The Senate Ways and Means Committee will unveil its version of the municipal aid bill today, and early indications are that it will not include local option or auto excise taxes. Senators ought to give this bill more impact by offering revenue-enhancing amendments.

Communities are in trouble because of state reductions in local aid provoked by the $3 billion revenue shortfall. The best way to provide relief to the cities and towns would be a statewide boost in the income tax. If senators are unwilling to go this far, they at least ought to approve local option taxes or the auto excise change. Communities need substantial new money, not long-term liabilities or nuisance fees.


The Worcester Telegram & Gazette
Monday, June 9, 2003

Editorial
Outside the process
Judge's ruling slams spate of budget add-ons


A judge's finding that a Massachusetts tax on prescriptions is illegal and that the state must refund the $18 million so far is an excellent example of the hazard of enacting significant legislation as "outside sections" tacked onto the state budget.

Struck down was a law requiring pharmacies to pay a $1.30 "fee" for each private-payer prescription they filled - in effect forcing people who buy medicines to subsidize Medicaid with higher prices at the drug store as well is in taxes. More than 100 pharmacies challenged the prescription tax in Suffolk Superior Court.

Citing lapses in the legislative and regulatory process, Judge Allan van Gestel declared that outside sections "are hardly the most appropriate way to adopt legislation, particularly important tax legislation."

He's right. For 30 years, outside sections have been used as a detour around the open legislative process, but the practice has spun out of control in the past decade.

The Senate, which passed a $22.5 billion budget last week, was faced with 609 outside sections, including many on major policy issues. On a simple voice vote, senators nullified the Clean Elections Law, passed by a voter referendum in 1998. Also tacked onto the budget were proposals affecting MCAS rules, bilingual education, the Quinn Bill and drunken driving. The House faced 469 outside sections in its budget deliberations.
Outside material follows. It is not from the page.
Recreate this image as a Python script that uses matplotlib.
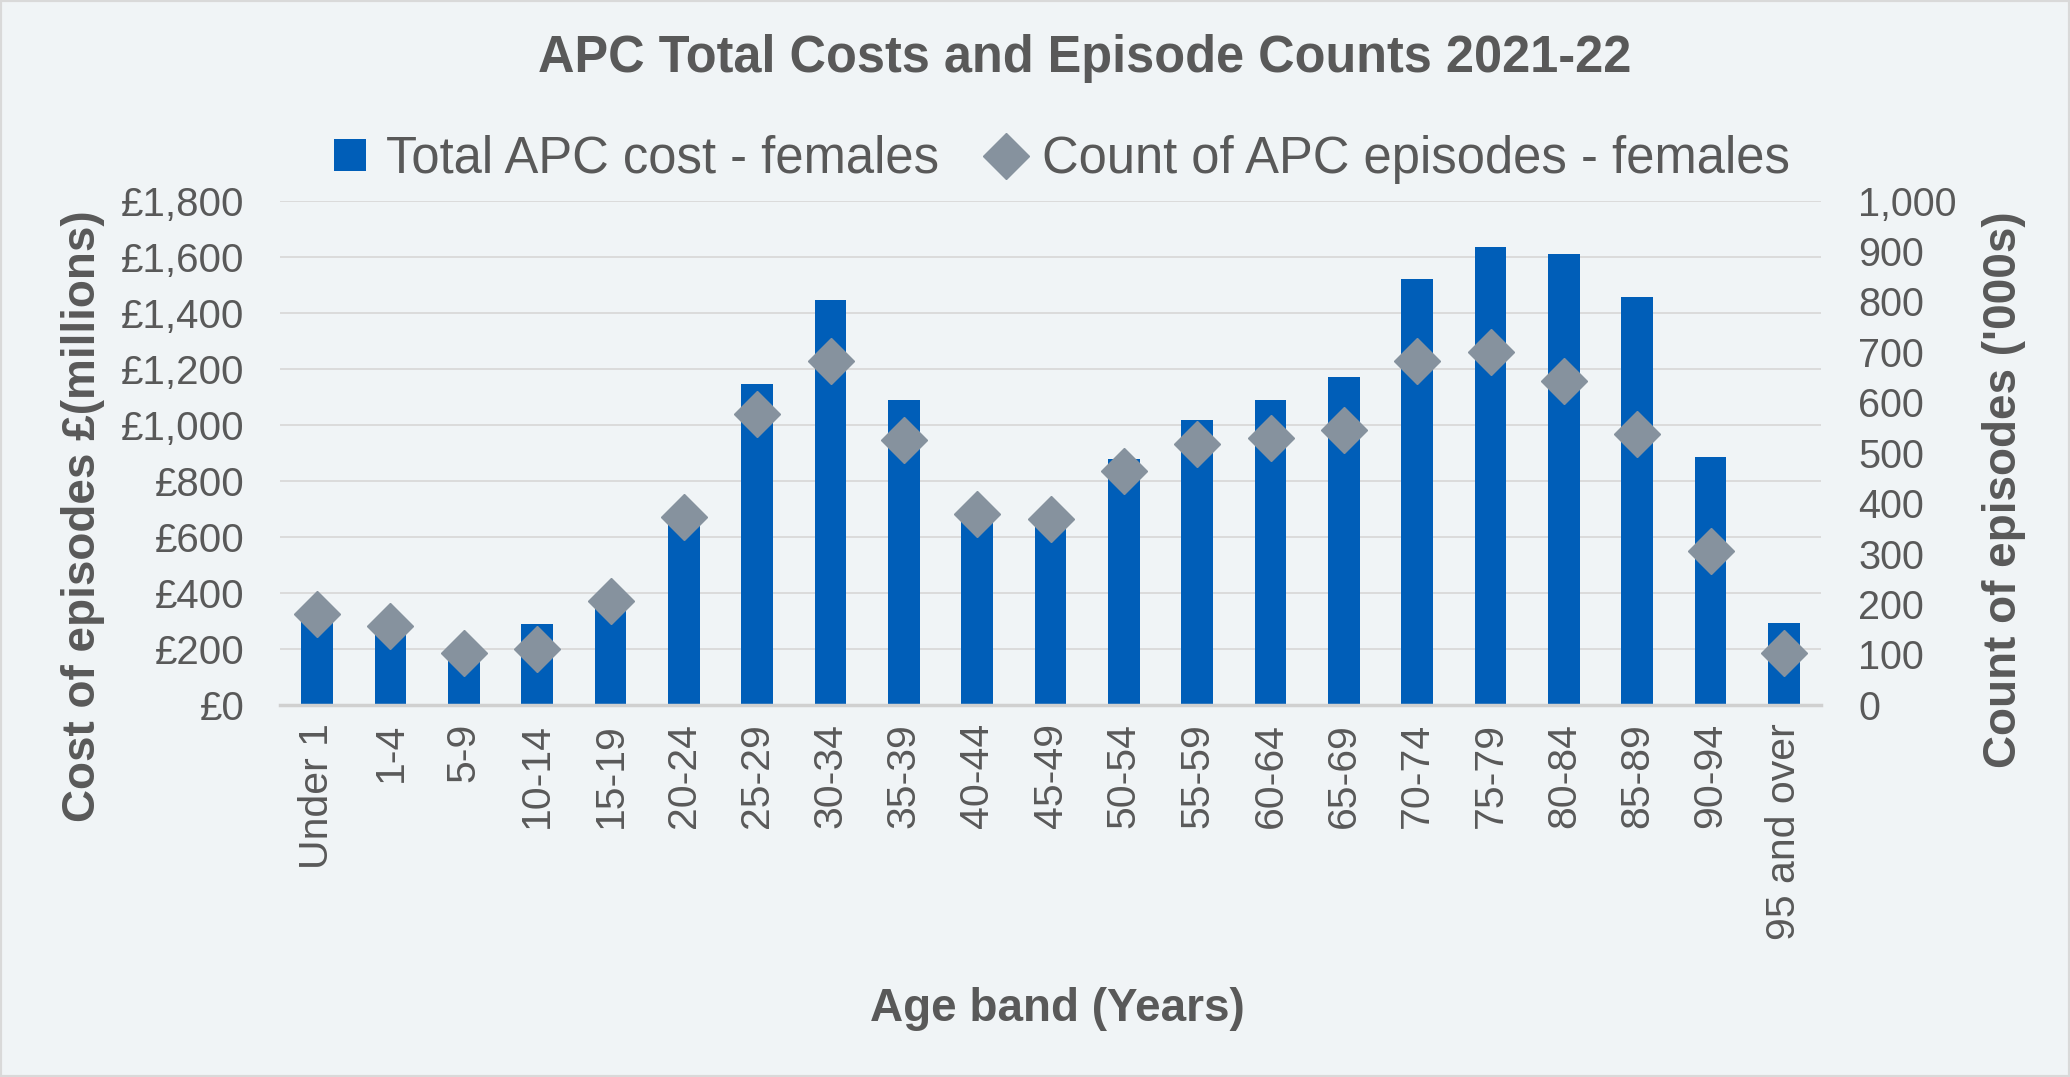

The Legislature's backsliding on outside sections is especially troubling at a time when revenue growth has come to a virtual standstill. Momentous decisions about which programs grow and which are cut should be made in a deliberate and open way, not via hasty voice votes during frantic budget sessions.

In 2000, the House Ways and Means Committee fiscal 2001 budget had an incredible 1,433 outside sections, leading to the notorious all-night "Animal House" session, during which, lawmakers later admitted, many rank-and-filers had no clue about what some of their votes signified.

While not all outside sections are silly or politically suspect, none of them is subjected to the study, public disclosure or debate that is needed. The practice undermines the democratic process by bypassing the usual legislative and public scrutiny.

Reducing the number of outside sections would be one small step toward making the annual budget process significantly more open, accountable and efficient. It certainly would be a way to avoid costly mistakes such as that precipitated by the pharmacy fee vote.